— BEGIN Data excerpt —
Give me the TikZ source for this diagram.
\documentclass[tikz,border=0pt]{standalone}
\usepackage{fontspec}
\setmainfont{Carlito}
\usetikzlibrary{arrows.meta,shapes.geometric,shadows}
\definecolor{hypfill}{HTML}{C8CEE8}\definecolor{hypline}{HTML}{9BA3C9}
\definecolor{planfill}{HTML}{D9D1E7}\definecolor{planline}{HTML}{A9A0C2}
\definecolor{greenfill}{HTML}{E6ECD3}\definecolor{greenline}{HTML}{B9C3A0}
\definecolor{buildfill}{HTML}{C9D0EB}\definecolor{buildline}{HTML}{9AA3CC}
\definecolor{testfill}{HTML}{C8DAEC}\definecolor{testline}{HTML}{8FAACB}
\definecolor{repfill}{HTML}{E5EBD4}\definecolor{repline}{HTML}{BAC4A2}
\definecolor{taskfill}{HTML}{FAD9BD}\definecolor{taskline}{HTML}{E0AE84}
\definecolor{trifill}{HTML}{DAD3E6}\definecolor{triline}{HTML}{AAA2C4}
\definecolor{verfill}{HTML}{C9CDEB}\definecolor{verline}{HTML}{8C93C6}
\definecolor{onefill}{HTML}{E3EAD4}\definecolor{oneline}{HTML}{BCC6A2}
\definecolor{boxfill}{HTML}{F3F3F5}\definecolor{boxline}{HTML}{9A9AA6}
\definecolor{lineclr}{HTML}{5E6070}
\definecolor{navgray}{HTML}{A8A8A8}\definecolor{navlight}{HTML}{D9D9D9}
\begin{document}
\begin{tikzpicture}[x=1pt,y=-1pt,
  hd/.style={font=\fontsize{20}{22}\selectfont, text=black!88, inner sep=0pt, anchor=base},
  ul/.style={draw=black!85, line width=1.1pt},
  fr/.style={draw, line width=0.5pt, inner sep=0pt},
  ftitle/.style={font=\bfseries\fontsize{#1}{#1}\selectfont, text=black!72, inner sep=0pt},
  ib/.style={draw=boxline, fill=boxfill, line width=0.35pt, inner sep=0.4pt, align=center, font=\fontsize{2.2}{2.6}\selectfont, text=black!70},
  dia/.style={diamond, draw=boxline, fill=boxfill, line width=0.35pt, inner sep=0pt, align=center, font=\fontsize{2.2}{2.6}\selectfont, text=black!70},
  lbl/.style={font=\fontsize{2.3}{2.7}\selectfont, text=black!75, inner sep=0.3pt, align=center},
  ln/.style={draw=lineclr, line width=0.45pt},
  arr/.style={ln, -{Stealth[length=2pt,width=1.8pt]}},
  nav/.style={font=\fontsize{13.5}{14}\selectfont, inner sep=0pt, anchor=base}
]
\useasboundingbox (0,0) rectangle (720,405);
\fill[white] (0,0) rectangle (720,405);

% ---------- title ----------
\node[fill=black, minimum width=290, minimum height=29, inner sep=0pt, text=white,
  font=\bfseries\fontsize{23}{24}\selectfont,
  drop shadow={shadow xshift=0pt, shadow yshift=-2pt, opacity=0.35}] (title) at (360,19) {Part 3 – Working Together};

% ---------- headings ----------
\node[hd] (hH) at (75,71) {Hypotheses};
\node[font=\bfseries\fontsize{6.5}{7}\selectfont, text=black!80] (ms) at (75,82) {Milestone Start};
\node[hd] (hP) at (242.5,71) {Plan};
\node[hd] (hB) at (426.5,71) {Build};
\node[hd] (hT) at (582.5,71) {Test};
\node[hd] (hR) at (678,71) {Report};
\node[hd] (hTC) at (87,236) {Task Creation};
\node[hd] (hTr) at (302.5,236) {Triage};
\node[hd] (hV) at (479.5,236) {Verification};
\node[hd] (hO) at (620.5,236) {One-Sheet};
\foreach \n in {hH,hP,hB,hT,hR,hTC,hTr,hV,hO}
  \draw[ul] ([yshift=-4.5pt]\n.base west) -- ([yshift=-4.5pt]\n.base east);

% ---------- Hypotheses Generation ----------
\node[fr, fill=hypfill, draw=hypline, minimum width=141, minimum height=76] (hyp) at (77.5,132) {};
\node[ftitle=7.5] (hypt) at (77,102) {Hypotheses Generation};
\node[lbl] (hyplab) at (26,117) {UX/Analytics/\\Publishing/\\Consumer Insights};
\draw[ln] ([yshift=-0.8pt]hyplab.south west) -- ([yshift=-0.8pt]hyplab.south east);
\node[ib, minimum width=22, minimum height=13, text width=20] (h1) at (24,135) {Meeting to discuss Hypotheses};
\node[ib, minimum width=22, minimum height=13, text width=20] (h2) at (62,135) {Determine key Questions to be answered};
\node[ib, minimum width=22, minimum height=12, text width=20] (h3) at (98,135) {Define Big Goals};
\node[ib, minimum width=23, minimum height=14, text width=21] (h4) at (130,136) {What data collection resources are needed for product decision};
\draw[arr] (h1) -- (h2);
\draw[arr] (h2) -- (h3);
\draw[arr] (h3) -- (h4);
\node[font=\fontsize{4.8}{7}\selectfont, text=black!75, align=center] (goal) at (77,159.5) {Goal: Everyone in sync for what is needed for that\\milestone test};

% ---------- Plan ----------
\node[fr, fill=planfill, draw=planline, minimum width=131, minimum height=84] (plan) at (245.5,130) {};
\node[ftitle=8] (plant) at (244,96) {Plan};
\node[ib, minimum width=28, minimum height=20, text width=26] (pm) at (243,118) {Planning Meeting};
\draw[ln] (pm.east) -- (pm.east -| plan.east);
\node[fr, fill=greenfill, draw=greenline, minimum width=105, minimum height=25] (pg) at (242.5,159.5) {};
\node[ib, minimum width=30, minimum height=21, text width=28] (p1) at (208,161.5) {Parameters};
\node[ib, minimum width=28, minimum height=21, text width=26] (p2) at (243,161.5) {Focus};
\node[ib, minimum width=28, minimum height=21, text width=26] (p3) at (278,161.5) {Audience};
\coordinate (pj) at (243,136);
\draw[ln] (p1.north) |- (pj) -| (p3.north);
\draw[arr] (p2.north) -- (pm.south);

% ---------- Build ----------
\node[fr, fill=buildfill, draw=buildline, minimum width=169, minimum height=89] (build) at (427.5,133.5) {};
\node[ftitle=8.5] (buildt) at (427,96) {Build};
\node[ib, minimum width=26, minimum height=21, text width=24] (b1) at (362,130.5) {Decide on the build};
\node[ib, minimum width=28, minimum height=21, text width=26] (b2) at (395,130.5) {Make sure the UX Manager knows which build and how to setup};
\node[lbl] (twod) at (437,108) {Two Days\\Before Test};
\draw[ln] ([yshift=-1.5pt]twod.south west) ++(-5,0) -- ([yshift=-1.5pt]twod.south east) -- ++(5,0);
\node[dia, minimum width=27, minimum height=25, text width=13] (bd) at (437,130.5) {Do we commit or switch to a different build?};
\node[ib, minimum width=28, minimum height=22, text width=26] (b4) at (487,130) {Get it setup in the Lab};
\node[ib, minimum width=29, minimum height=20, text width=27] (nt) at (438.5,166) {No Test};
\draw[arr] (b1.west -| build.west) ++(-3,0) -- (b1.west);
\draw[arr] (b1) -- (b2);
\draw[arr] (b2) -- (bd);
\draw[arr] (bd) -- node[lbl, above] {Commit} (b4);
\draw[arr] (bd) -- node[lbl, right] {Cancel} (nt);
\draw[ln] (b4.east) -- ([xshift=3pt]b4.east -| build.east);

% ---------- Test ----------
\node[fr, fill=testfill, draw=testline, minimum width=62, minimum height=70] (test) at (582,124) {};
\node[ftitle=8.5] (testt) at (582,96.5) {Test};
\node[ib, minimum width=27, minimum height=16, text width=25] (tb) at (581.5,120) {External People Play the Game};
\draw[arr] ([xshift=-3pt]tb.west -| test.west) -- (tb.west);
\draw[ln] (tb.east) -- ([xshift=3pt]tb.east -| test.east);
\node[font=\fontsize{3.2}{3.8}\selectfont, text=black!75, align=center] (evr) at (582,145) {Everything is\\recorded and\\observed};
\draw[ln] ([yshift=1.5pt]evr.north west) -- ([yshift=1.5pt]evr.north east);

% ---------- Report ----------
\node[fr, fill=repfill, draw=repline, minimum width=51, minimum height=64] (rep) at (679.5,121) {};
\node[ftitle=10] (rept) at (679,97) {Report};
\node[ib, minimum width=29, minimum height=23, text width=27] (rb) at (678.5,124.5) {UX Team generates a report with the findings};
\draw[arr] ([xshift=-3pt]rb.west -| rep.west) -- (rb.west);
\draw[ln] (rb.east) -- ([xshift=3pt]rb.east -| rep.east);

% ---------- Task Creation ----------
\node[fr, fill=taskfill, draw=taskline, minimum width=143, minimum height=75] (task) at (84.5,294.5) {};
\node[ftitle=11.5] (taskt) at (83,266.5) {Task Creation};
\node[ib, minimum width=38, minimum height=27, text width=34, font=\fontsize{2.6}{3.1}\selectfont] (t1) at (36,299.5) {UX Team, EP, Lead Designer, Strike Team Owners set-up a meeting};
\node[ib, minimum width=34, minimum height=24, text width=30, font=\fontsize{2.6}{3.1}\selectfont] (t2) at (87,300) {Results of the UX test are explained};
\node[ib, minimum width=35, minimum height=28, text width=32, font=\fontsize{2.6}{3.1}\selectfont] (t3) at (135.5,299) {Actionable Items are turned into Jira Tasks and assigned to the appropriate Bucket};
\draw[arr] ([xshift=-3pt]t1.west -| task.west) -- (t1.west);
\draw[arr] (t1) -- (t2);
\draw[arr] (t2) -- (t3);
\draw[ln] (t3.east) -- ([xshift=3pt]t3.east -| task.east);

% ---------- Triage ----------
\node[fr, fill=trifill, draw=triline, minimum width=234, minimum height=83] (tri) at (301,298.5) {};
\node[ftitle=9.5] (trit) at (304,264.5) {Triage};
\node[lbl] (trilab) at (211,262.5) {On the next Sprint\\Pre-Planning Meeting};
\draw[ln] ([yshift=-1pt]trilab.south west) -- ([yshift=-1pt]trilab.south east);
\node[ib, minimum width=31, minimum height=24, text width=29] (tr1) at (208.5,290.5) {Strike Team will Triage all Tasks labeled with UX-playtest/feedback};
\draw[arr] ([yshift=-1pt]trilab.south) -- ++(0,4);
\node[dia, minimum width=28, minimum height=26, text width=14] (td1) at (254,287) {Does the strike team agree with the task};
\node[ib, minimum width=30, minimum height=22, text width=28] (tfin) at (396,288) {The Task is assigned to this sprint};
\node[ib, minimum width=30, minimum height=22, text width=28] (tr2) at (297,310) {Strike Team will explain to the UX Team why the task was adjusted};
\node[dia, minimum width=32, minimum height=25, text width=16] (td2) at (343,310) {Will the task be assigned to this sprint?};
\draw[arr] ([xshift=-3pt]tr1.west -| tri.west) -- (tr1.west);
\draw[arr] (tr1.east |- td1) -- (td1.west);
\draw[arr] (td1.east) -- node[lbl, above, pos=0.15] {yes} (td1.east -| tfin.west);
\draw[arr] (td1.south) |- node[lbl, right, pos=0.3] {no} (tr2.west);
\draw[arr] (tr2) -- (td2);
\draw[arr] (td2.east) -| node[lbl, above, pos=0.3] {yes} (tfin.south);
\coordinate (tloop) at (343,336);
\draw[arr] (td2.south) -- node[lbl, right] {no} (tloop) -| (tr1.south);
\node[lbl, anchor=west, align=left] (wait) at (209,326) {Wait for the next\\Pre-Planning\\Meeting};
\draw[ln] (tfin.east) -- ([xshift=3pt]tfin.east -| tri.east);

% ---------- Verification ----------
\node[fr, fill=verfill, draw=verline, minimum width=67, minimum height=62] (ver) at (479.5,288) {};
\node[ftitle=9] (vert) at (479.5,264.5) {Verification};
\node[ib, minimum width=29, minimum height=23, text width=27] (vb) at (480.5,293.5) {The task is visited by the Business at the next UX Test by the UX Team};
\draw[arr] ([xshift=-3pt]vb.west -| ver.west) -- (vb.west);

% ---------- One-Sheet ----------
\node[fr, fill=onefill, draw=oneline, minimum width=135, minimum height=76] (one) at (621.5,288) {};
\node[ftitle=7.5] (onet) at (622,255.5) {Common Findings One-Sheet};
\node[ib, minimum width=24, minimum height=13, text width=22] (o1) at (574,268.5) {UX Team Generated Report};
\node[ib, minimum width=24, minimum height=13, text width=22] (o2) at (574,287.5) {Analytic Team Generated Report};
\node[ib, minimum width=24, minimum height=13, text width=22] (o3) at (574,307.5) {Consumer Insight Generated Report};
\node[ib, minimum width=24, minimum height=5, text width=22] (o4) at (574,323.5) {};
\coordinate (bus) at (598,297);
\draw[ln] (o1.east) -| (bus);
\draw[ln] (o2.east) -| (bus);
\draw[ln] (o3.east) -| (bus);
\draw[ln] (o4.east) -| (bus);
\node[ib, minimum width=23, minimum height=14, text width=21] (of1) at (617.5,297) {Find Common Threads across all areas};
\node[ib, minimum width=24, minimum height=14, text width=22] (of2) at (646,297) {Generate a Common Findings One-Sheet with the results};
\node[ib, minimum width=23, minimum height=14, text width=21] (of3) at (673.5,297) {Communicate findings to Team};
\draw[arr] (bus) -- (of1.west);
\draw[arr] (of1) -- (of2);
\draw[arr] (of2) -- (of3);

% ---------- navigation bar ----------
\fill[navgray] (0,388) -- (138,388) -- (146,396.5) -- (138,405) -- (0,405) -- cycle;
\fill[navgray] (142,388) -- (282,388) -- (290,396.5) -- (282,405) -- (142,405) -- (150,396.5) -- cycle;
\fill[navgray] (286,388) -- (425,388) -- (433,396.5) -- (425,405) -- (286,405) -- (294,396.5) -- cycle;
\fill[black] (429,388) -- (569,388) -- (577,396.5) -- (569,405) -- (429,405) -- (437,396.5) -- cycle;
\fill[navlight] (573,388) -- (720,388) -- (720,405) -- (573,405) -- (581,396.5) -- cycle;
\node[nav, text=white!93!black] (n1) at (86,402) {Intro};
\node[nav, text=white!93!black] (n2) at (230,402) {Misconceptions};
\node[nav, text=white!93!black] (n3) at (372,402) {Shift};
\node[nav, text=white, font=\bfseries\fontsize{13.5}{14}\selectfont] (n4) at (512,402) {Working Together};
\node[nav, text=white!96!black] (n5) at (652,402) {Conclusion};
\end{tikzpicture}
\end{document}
— END Data excerpt —
Using the listing above, show each line holding the string "this".

Give me the TikZ source for this diagram.
\node[ib, minimum width=30, minimum height=22, text width=28] (tfin) at (396,288) {The Task is assigned to this sprint};
\node[dia, minimum width=32, minimum height=25, text width=16] (td2) at (343,310) {Will the task be assigned to this sprint?};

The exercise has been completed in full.